MT: You can’t fit the music on the street to the music on a sheet. Likewise, you can’t force the music on the sheet — the sheet music written in Washington — to frame the music on the street when the music on the street is written in an entirely different key. The Kurds have far more right to independence than we did in 1775. We didn’t lose 180,000 American colonists to chemical weapons and massacres, and we denied fellow Americans — blacks, women and Native American Indians — basic human rights for many years after we won our freedom from the British.

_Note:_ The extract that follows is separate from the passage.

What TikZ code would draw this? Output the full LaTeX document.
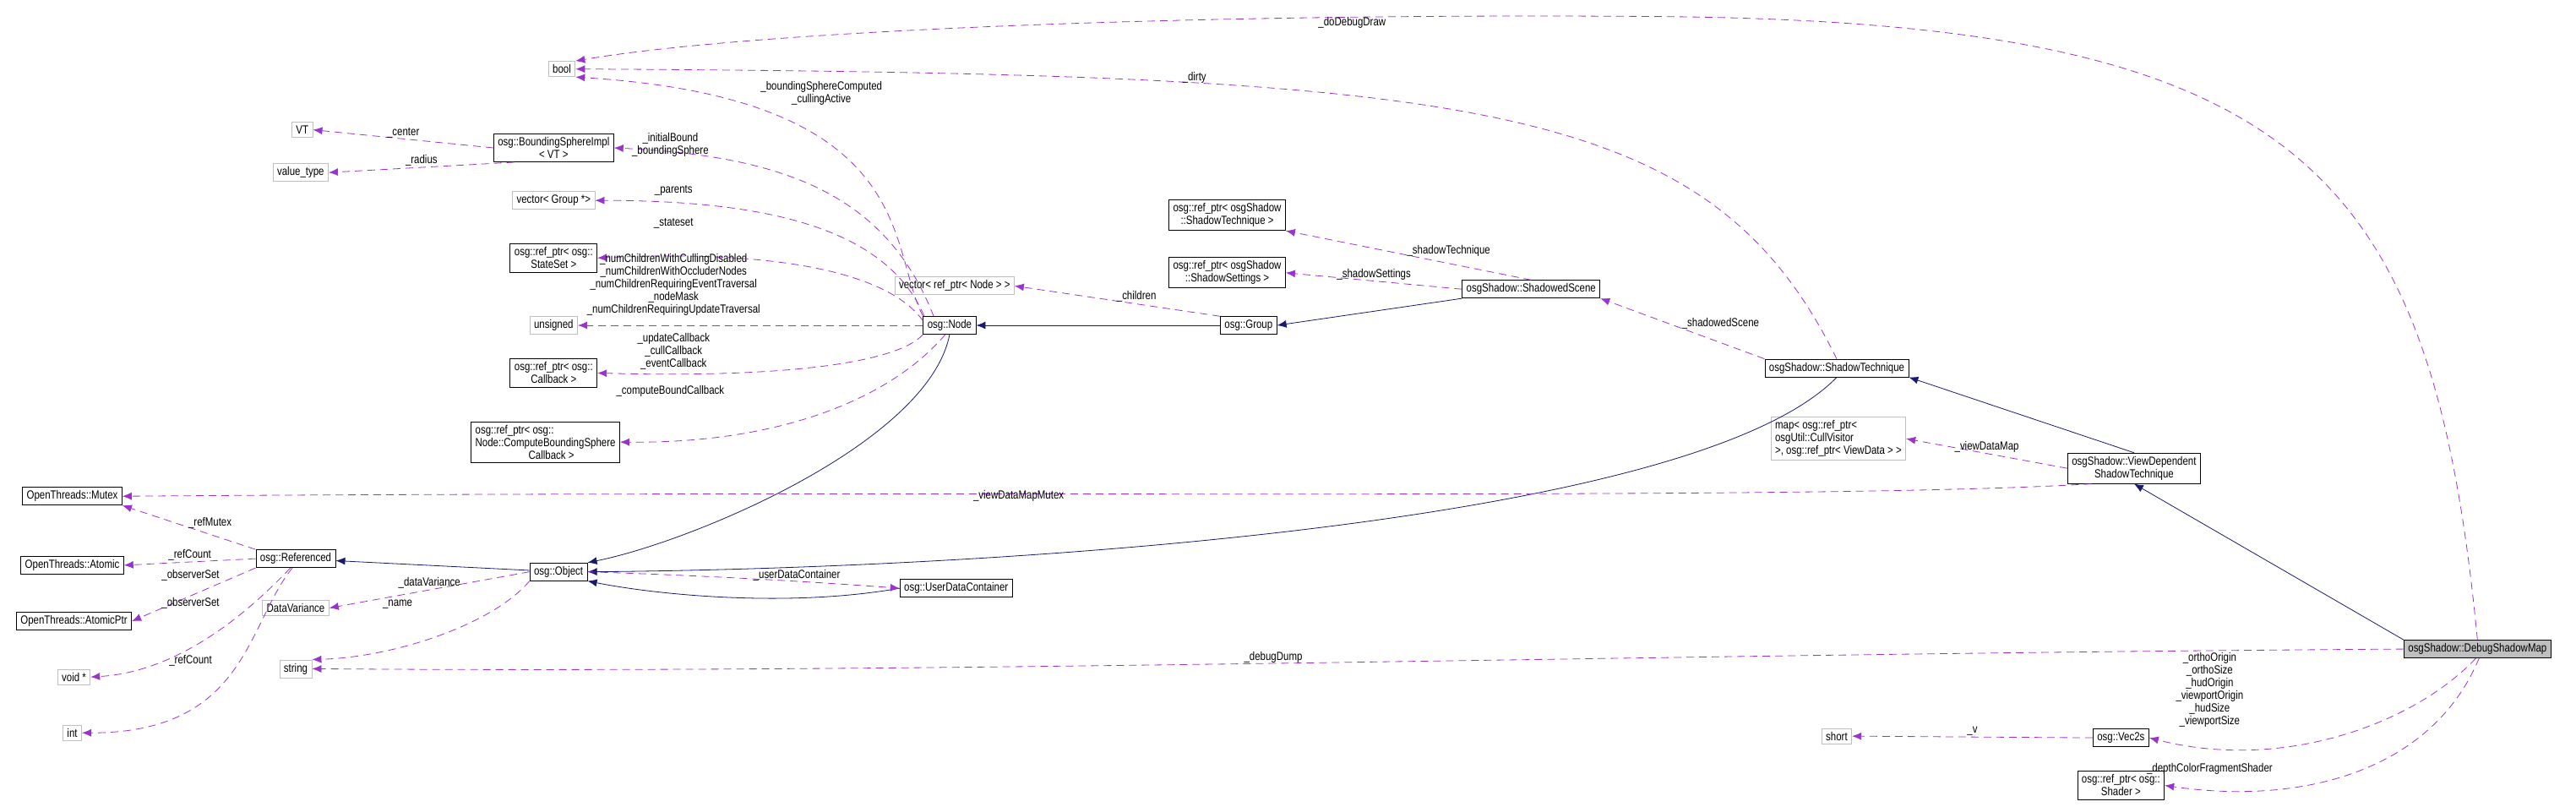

The Kurds earned their right to independence in fighting Baathist fascism for many, many years. They fought with their hearts and souls, with everything they had, against one of the most brutal dictatorships in the history of mankind. They did not fight for a unity government of Iraq, they did not fight for Iraq at all. They are Kurds. They have a culture, already, and it is 6,000 years old. Who the hell are we to tell them what to do? We owe the Kurds, they do not owe us a damn thing at all. The American record, over the last 36 years, in dealing with the Kurds of Iraq is largely encompassed by three words: shame and disgrace. If we have any common sense as a nation and a people, and any sense of honor whatsoever, we will recognize just how much suffering realpolitik has caused both in Kurdistan and around the world, banish realpolitik to the ash heaps of history, and embrace Kurdish independence.
In our initial contact you wrote to me, “We will not go down as the generation that allowed America to be defeated and destroyed by radical Islamic terrorism.” Why are you so optimistic?
MT: We will win because we have no choice and the American people, at some point, will demand that we kill the enemy. We are a bold, defiant and creative people, historically, and we are still the people who fought to the last man at Brooklyn Heights, who crossed the Delaware with Washington, who wrapped our feet in rags at Valley Forge and who prevailed at Yorktown, against seemingly impossible odds. We will win because among our people, in our towns and hamlets and streets and deserts and on both coasts, we have suffered in this war and we have bled in this war. The nation that stands together, fights together, and bleeds together is the nation that wins together. We need a President and a national leadership on both sides of the aisle that says, “Bleed with me.” There is no way out but together. We will not win with only one percent of military age males carrying the load for the entire nation. al Qaeda has an estimated 54,000 terrorist operatives, all covert, in the world; we have roughly 1,000 CIA covert field agents, in the counter-terrorist fight against al Qaeda, globally.
At some point, the American people are going to wake up and smell the coffee and ask why the java smells like buffalo s[—-] instead of Sumatran fresh ground. And we must hang tough, we must summon all our resources, our courage, our daring, and our intellect to win the war against radical Islamic terrorism.